City Council Ponders Residential Food Program

By Armando Jacobo
Yanira Majano (pictured) alongside her mother Martha Martinez run Love Pupusas from their home in Rancho Penasquitos utilizing the MEHKO food program in the San Diego area.

Long Beach City Council members reviewed a recommended ordinance of a residential food program called Micro Enterprise Home Kitchen Operations (MEHKO) March 10.

The Long Beach MEHKO food program would essentially create a citywide program that permits home-based food facilities to prepare and sell meals directly to consumers.

Enacting the potential MEHKO program in Long Beach would make the city one of two California cities (City of Berkeley), with its own health department, to enact such a program for its residents.

The COOK Alliance originally spearheaded the legislation that created the MEHKO permit, and we work closely with MEHKO businesses across the state.

Under California state law (AB 626/AB 377) that the ordinance aligns with, all MEHKO operators must follow these guidelines:

  • Meal limits: Up to 30 meals per day, 90 meals per week.
  • Revenue cap: Up to $100,000 in gross annual sales.
  • Staffing: Maximum one full-time equivalent employee (household/family members excluded).
  • Certification: Operator must hold a Certified Food Protection Manager certificate; all food handlers need Food Handler Cards.
  • Same-day rule: Food must be prepared, cooked, and served or delivered the same day.
  • Sales channels: Direct on-site sales, delivery, or approved food cart only — no wholesale, farmers markets, or retail store sales.

All is pretty standard similar to the City of Berkeley, which has implemented the MEHKO program since 2021, except the city of Long Beach by scale carries significantly larger amount of residents— Long Beach estimates about 460,000 residents, while Berkeley estimates about 125,000 residents.

The contrast has raised concerns as Long Beach’s Environmental Health Bureau will likely need to prepare for substantially higher permit volume once the ordinance is enacted.

City officials recommend to basically follow the operational blueprint that the city of Berkeley has initiated through their five-year track record, except by adding a contingency requesting permission and approval from property owners.

This alludes to a landlord-tenet friction over permits, enforcement, inspections and potential retaliation from landlords.

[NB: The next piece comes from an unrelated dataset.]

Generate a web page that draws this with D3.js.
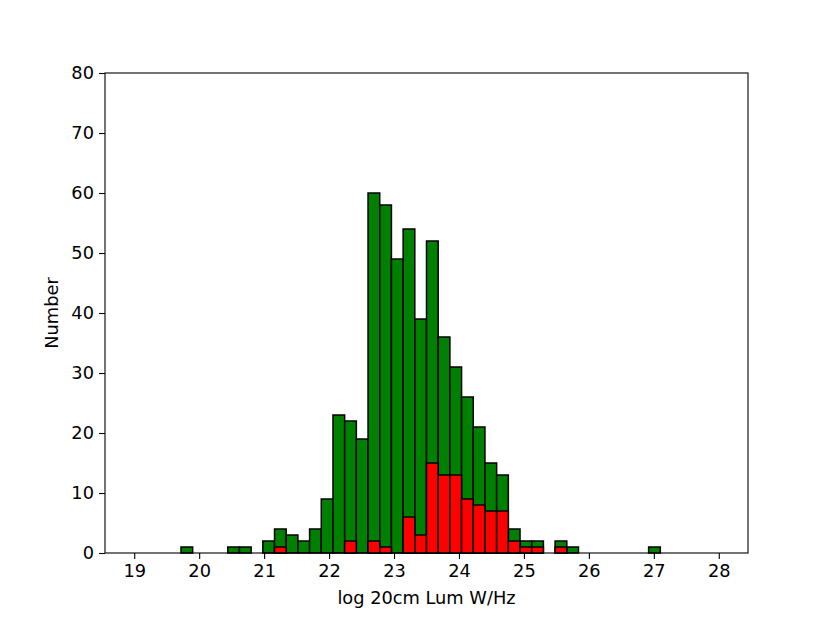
<!DOCTYPE html>
<html><head><meta charset="utf-8">
<script src="https://cdn.jsdelivr.net/npm/d3@7/dist/d3.min.js"></script>
<style>body{margin:0;background:#fff}svg text{font-family:"DejaVu Sans",sans-serif}</style>
</head><body><svg id="c" width="830" height="622"></svg>
<script>
const binEdges = [19.00,19.18,19.36,19.54,19.72,19.90,20.08,20.26,20.44,20.62,20.80,20.98,21.16,21.34,21.52,21.70,21.88,22.06,22.24,22.42,22.60,22.78,22.96,23.14,23.32,23.50,23.68,23.86,24.04,24.22,24.40,24.58,24.76,24.94,25.12,25.30,25.48,25.66,25.84,26.02,26.20,26.38,26.56,26.74,26.92,27.10,27.28,27.46,27.64,27.82,28.00];
const allCounts = [0,0,0,0,1,0,0,0,1,1,0,2,4,3,2,4,9,23,22,19,60,58,49,54,39,52,36,31,26,21,15,13,4,2,2,0,2,1,0,0,0,0,0,0,1,0,0,0,0,0];
const subCounts = [0,0,0,0,0,0,0,0,0,0,0,0,1,0,0,0,0,0,2,0,2,1,0,6,3,15,13,13,9,8,7,7,2,1,1,0,1,0,0,0,0,0,0,0,0,0,0,0,0,0];
const xTicks = [19,20,21,22,23,24,25,26,27,28];
const yTicks = [0,10,20,30,40,50,60,70,80];

const L=105,R=748,T=73,B=553;
const FS="17.8px";
const svg=d3.select("#c");
const x=d3.scaleLinear().domain([18.55,28.45]).range([L,R]);
const y=d3.scaleLinear().domain([0,80]).range([B,T]);

function bars(counts,color){
  svg.append("g").selectAll("rect").data(counts).join("rect")
    .attr("x",(d,i)=>x(binEdges[i]))
    .attr("width",(d,i)=>x(binEdges[i+1])-x(binEdges[i]))
    .attr("y",d=>y(d)).attr("height",d=>y(0)-y(d))
    .attr("fill",color).attr("stroke","#000").attr("stroke-width",1.5);
}
bars(allCounts,"#008000");
bars(subCounts,"#ff0000");

const xa=svg.append("g").attr("transform",`translate(0,${B})`)
  .call(d3.axisBottom(x).tickValues(xTicks).tickSize(6).tickPadding(5).tickFormat(d3.format("d")));
const ya=svg.append("g").attr("transform",`translate(${L},0)`)
  .call(d3.axisLeft(y).tickValues(yTicks).tickSize(6).tickPadding(5).tickFormat(d3.format("d")));
[xa,ya].forEach(a=>{a.select(".domain").remove();a.selectAll("line").attr("stroke","#000").attr("stroke-width",1.1);
  a.selectAll("text").attr("font-size",FS).attr("fill","#000").attr("font-family","DejaVu Sans");});
svg.append("rect").attr("x",L).attr("y",T).attr("width",R-L).attr("height",B-T)
  .attr("fill","none").attr("stroke","#000").attr("stroke-width",1.1);
svg.append("text").attr("x",(L+R)/2).attr("y",604).attr("text-anchor","middle")
  .attr("font-size",FS).text("log 20cm Lum W/Hz");
svg.append("text").attr("transform",`translate(58,${(T+B)/2}) rotate(-90)`).attr("text-anchor","middle")
  .attr("font-size",FS).text("Number");
</script></body></html>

Co-director of Long Beach Fresh Tony Damico argues that requiring landlord approval would discourage potential MEHKO operators to exercise the ordinance.

“Their presentation doesn’t include the aspect of the ordinance that stipulates a written authorization from a landlord or HOA board to be able to apply for a permit. This aspect of the policy should be left out of the ordinance and practiced later, it will have an obvious chilling affect and would lead to more (food operators) working in the shadows and hold off on their dreams to become permitted home-based food vendors,” said Damico.

California’s MEHKO law (AB 626/AB 377) would not prevent a landlord from including a clause in a lease prohibiting home-based businesses, meaning renters could face potential eviction or lease termination if their landlord objects.

Damico offers an alternative, “instead, a simple self-attestation box should be considered, the city should request additional documentation only when an evidence based conflict exist.”

According to the U.S. Census Bureau, about 60% of housing in the Long Beach area are renter-occupied and of the overall housing is occupied by over 70% of people of color.

The MEHKO program since it’s been implemented in California has been utilized primarily by people of color.

A survey and focus group data conducted by EMC research suggest permitted home kitchens are demonstrably safer, less disruptive and more equitable than other informal food avenues.

Community Development Attorney at Public Counsel Cassidy Bennett alerts city council that even Long Beach’s own health department disagrees.

“We're hopeful that the MEHKO ordinance in Long Beach can be an opportunity for clients like ours immigrants, women, parents, BIPOC individuals, elders, new small business owners to share their food and culture with their neighbors and achieve financial self-sufficiency. Removing the requirement that tenants must get permission from a landlord in order to apply for a MEHKO permit, which was also not recommended by your health department, will allow for more of your constituents to utilize this exciting new ordinance,” said Bennett.

In the public comment forum, Damico expressed, Im weary of a city that preaches inclusion in their rhetoric and practices exclusion in their policy.”

The motion will continued to be reviewed at a later city council meeting on April 14 at 5 p.m.